И так уже ясно, что Лодыгин теряет и свое изобретение, и право на дальнейшую защиту своего приоритета в других странах, в тех же США, но договор цинично разъясняет еще раз: «Господин же Лодыгин не имеет более права ни лично пользоваться им отдельно от Товарищества, ни уступать кому-либо от себя права пользования этим изобретением в каком бы то ни было виде».

Но и этого мало благородному купечеству (почти все члены правления купцы 1-й гильдии), к ним же пришлось приписаться и бесталанному (как называют в народе невезучих на долю, на деньги) Лодыгину.

Грабеж продолжается. Толстосумам известно о некотором оборудовании, за которое почти выплачены долги с помощью друзей. Так вот: «Лодыгин передает в собственность Товарищества две электромагнитные машины, два паровых котла и различные мелкие приспособления для производства опытов освещения, которые ныне помещаются на Конногвардейской улице в доме Телешева..»

Итак, кончились феерические опыты с лампами в Петербурге, нет больше ни крыши для работы, ни «приспособлений для опытов».

Зато обкраденному изобретателю бросается кость — звание «полного товарища», а «все мы, остальные пайщики, пользуемся правами вкладчиков и никакой ответственности по делам Товарищества не несем…». Хорошо устроились господа компаньоны.

И еще маленькая деталь: подпись полного товарища недействительна, как и распоряжения, если не поддержаны комитетом еще из четырех пайщиков, избираемых на один год. (Кто не понравится — можно сменить.)

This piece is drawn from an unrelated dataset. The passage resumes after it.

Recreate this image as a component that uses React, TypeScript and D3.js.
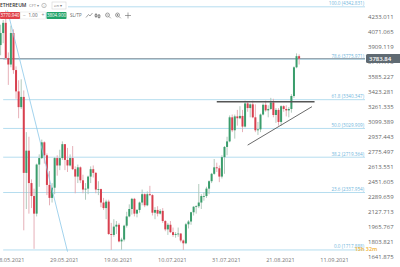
import React from 'react';
import * as d3 from 'd3';

const startDate = Date.UTC(2021, 4, 9);
const opens = [3900,3930,4060,4170,3790,3720,4060,3660,3430,3260,3370,2550,2790,2440,2300,2110,2640,2710,2880,2740,2420,2280,2390,2710,2630,2710,2860,2690,2630,2710,2590,2510,2610,2470,2370,2380,2510,2590,2550,2370,2375,2230,2170,2240,1890,1880,1970,1990,1810,1830,1980,2080,2160,2270,2110,2150,2230,2320,2200,2320,2310,2120,2150,2110,2140,2030,1940,1990,1910,1880,1890,1895,1820,1790,1995,2025,2125,2185,2190,2230,2300,2300,2380,2460,2540,2610,2600,2510,2720,2830,2890,3150,3010,3160,3140,3165,3050,3300,3250,3290,3150,3010,3020,3180,3285,3225,3240,3310,3175,3230,3100,3270,3240,3225,3240,3380,3690,3810];
const highs = [3980,4150,4200,4342,3850,4140,4100,3700,3550,3560,3440,2990,2940,2480,2380,2650,2750,2910,2890,2760,2570,2440,2720,2740,2800,2890,2860,2820,2750,2840,2620,2640,2620,2530,2440,2520,2620,2630,2560,2460,2380,2280,2260,2260,2010,2050,2030,2010,1850,1990,2130,2210,2280,2280,2160,2240,2370,2330,2350,2410,2320,2180,2190,2160,2170,2040,2010,2030,1960,1910,1960,1900,1830,2010,2040,2130,2190,2200,2430,2320,2340,2400,2470,2550,2700,2660,2630,2740,2840,2940,3170,3180,3180,3230,3270,3230,3330,3320,3300,3330,3290,3100,3190,3300,3330,3280,3360,3350,3250,3250,3280,3280,3280,3260,3400,3700,3840,3830];
const lows = [3800,3820,3950,3780,3500,3690,3620,3350,3140,3240,1930,2160,2110,2170,1730,2080,2400,2700,2650,2310,2200,2230,2320,2520,2580,2690,2580,2560,2620,2580,2330,2440,2440,2330,2260,2320,2440,2500,2330,2310,2180,2150,2050,1880,1718,1860,1890,1800,1720,1810,1960,2070,2100,2080,2070,2120,2200,2180,2190,2300,2090,2050,2080,2100,2010,1920,1880,1900,1860,1850,1860,1800,1718,1780,1950,1990,2090,2110,2170,2160,2250,2280,2320,2440,2530,2560,2450,2490,2540,2740,2880,2990,2920,3060,3130,2990,3040,3210,3150,3140,2990,2960,2990,3170,3210,3150,3230,3150,3090,3060,3060,3210,3160,3150,3200,3360,3680,3720];
const closes = [3930,4060,4170,3790,3720,4060,3660,3430,3260,3370,2550,2790,2440,2300,2110,2640,2710,2880,2740,2420,2280,2390,2710,2630,2710,2860,2690,2630,2710,2590,2510,2610,2470,2370,2380,2510,2590,2550,2370,2375,2230,2170,2240,1890,1880,1970,1990,1810,1830,1980,2080,2160,2270,2110,2150,2230,2320,2200,2320,2310,2120,2150,2110,2140,2030,1940,1990,1910,1880,1890,1895,1820,1790,1995,2025,2125,2185,2190,2230,2300,2300,2380,2460,2540,2610,2600,2510,2720,2830,2890,3150,3010,3160,3140,3165,3050,3300,3250,3290,3150,3010,3020,3180,3285,3225,3240,3310,3175,3230,3100,3270,3240,3225,3240,3380,3690,3810,3783.84];

const axisValues = [4233.011,4071.065,3909.119,3747.173,3585.227,3423.281,3261.335,3099.389,2937.443,2775.497,2613.551,2451.605,2289.659,2127.713,1965.767,1803.821,1641.875];
const dateTicks = ['2021-05-08','2021-05-29','2021-06-19','2021-07-10','2021-07-31','2021-08-21','2021-09-11'];
const dateTickLabels = ['08.05.2021','29.05.2021','19.06.2021','10.07.2021','31.07.2021','21.08.2021','11.09.2021'];
const fibRatios = ['100.0','78.6','61.8','50.0','38.2','23.6','0.0'];
const fibPrices = [4342.831,3775.971,3340.347,3029.909,2719.364,2337.954,1717.888];
const currentPrice = 3783.84;
const sellPrice = '3770.940';
const buyPrice = '3804.900';
const countdown = '15h 32m';
// user-drawn trend lines: [date, price] anchors
const blueLine = [['2021-05-12', 4380], ['2021-06-05', 1700]];
const resistLine = [['2021-08-02', 3318], ['2021-09-09', 3318]];
const supportLine = [['2021-08-14', 2850], ['2021-09-08', 3265]];

const GREEN = '#3a9d6c';
const RED = '#d8404f';
const GREEN_WICK = '#a9c4b6';
const RED_WICK = '#e3a7b0';
const FIB = '#b5ddef';
const FIB_TEXT = '#6fb6dc';

function parse(s: string) {
  const [yy, mm, dd] = s.split('-').map(Number);
  return new Date(Date.UTC(yy, mm - 1, dd));
}

export default function App() {
  const W = 400, H = 267;
  const x = d3.scaleUtc().domain([parse('2021-05-29'), parse('2021-09-11')]).range([49.5, 319.7]);
  const y = d3.scaleLinear().domain([1641.875, 4233.011]).range([257, 17]);
  const candles = closes.map((c, i) => ({
    date: d3.utcDay.offset(new Date(startDate), i), o: opens[i], h: highs[i], l: lows[i], c,
  }));
  const plotRight = 365;
  const font = '"Open Sans", "Noto Sans", sans-serif';
  const seg = (pts: any[]) => ({ x1: x(parse(pts[0][0])), y1: y(pts[0][1]), x2: x(parse(pts[1][0])), y2: y(pts[1][1]) });
  const bl = seg(blueLine), rl = seg(resistLine), sl = seg(supportLine);
  return (
    <div style={{ position: 'fixed', left: 0, top: 0, width: W, height: H, background: '#fff' }}>
      <svg width={W} height={H} style={{ display: 'block' }} fontFamily={font}>
        <defs>
          <clipPath id="plot"><rect x={0} y={0} width={plotRight} height={H} /></clipPath>
        </defs>
        <rect width={W} height={H} fill="#fff" />
        <g clipPath="url(#plot)">
          {fibPrices.map((p, i) => (
            <line key={i} x1={x(parse('2021-05-11'))} x2={plotRight} y1={y(p)} y2={y(p)} stroke={FIB} strokeWidth={1} />
          ))}
          <line x1={0} x2={plotRight} y1={y(currentPrice)} y2={y(currentPrice)} stroke="#9aa7b0" strokeWidth={1.2} />
          {candles.map((d, i) => {
            const cx = x(d.date);
            const up = d.c >= d.o;
            const top = y(Math.max(d.o, d.c));
            const bh = Math.max(0.8, Math.abs(y(d.o) - y(d.c)));
            return (
              <g key={i}>
                <line x1={cx} x2={cx} y1={y(d.h)} y2={y(d.l)} stroke={up ? GREEN_WICK : RED_WICK} strokeWidth={0.9} />
                <rect x={cx - 1} y={top} width={2} height={bh} fill={up ? GREEN : RED} />
              </g>
            );
          })}
          <line {...bl} stroke="#8cc8e8" strokeWidth={0.8} />
          <line {...rl} stroke="#555" strokeWidth={1.3} />
          <line {...sl} stroke="#444" strokeWidth={0.8} />
        </g>
        {fibRatios.map((r, i) => (
          <text key={i} x={364} y={y(fibPrices[i]) - 1.5} fontSize={4.6} fill={FIB_TEXT} textAnchor="end">
            {`${r} (${fibPrices[i].toFixed(3)})`}
          </text>
        ))}
        <text x={366} y={y(fibPrices[6]) + 1.5} fontSize={5.4} fontWeight={700} fill="#f2b233" fillOpacity={0.85} textAnchor="middle">{countdown}</text>
        {axisValues.map((v, i) => (
          <text key={i} x={368} y={y(v) + 2} fontSize={6} fill="#666">{v.toFixed(3)}</text>
        ))}
        <g>
          <rect x={366} y={y(currentPrice) - 4.5} width={36} height={9} rx={1.5} fill="#5f6a72" />
          <text x={369} y={y(currentPrice) + 2.2} fontSize={6} fill="#fff" fontWeight={600}>{currentPrice.toFixed(2)}</text>
        </g>
        {dateTicks.map((t, i) => (
          <text key={i} x={x(parse(t)) + 0.5} y={262} fontSize={5.6} fill="#777">{dateTickLabels[i]}</text>
        ))}
        <g>
          <rect x={0} y={0} width={68} height={10.5} fill="#fff" />
          <text x={0} y={7.3} fontSize={5} fontWeight={600} fill="#333">ETHEREUM</text>
          <text x={29} y={7.3} fontSize={4.2} fill="#888">CFT ▾</text>
          <circle cx={44} cy={5.5} r={2.2} fill="none" stroke="#888" strokeWidth={0.5} />
          <text x={43.4} y={7} fontSize={3.6} fill="#888">i</text>
          <rect x={52} y={2} width={14} height={7} fill="#fff" stroke="#ccc" strokeWidth={0.5} />
          <text x={54} y={7.2} fontSize={4.3} fill="#777">en ▾</text>
          <rect x={0} y={12} width={20} height={7} fill="#e0424a" rx={0.8} />
          <text x={10} y={17.3} fontSize={4.5} fill="#fff" textAnchor="middle">{sellPrice}</text>
          <rect x={20.5} y={12} width={25} height={7} fill="#fff" stroke="#ddd" strokeWidth={0.5} />
          <text x={23} y={17.3} fontSize={5} fill="#888">−</text>
          <text x={33} y={17.3} fontSize={4.5} fill="#555" textAnchor="middle">1.00</text>
          <text x={41.5} y={17.3} fontSize={5} fill="#888">+</text>
          <rect x={46.5} y={12} width={20} height={7} fill="#22a36a" rx={0.8} />
          <text x={56.5} y={17.3} fontSize={4.5} fill="#fff" textAnchor="middle">{buyPrice}</text>
          <text x={70} y={17.3} fontSize={4.5} fill="#666">SL/TP</text>
          <path d="M86 17.5 L88.5 14.5 L90 16 L92.5 13" fill="none" stroke="#666" strokeWidth={0.6} />
          <path d="M96 13 V18 M95 14.5 h2 v2 h-2 z M99 14 V18.5 M98 15 h2 v2.5 h-2 z" fill="none" stroke="#666" strokeWidth={0.6} />
          <circle cx={107.5} cy={15} r={2} fill="none" stroke="#666" strokeWidth={0.6} />
          <path d="M109 16.5 L110.8 18.3 M106.5 15 h2" stroke="#666" strokeWidth={0.6} />
          <circle cx={117.5} cy={15} r={2} fill="none" stroke="#666" strokeWidth={0.6} />
          <path d="M119 16.5 L120.8 18.3 M116.5 15 h2 M117.5 14 v2" stroke="#666" strokeWidth={0.6} />
          <path d="M128 12.5 V18.5 M125 15.5 H131" stroke="#666" strokeWidth={0.6} />
        </g>
      </svg>
    </div>
  );
}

Среди устроителей нового Товарищества — один богаче другого — Юнкер, Горсткин, Гагемейстер и так далее, а «снабжение его оборотным капиталом на ведение предприятия возлагается на Козлова, причем выдавать он должен авансы на поездки других пайщиков за границу, а вернуть их ему Товарищество сулит только по мере поступления каких-либо сумм от эксплуатации предприятия». Читай — вилами на воде, что и случилось: Козлов вскоре с ужасом сообщил Лодыгину, что он разорился и собирается уехать за границу. Степан Александрович — прототип многих терпигоревских героев из пореформенных дворян, не приспособленных к жизни в мире капитала и обреченных на гибель.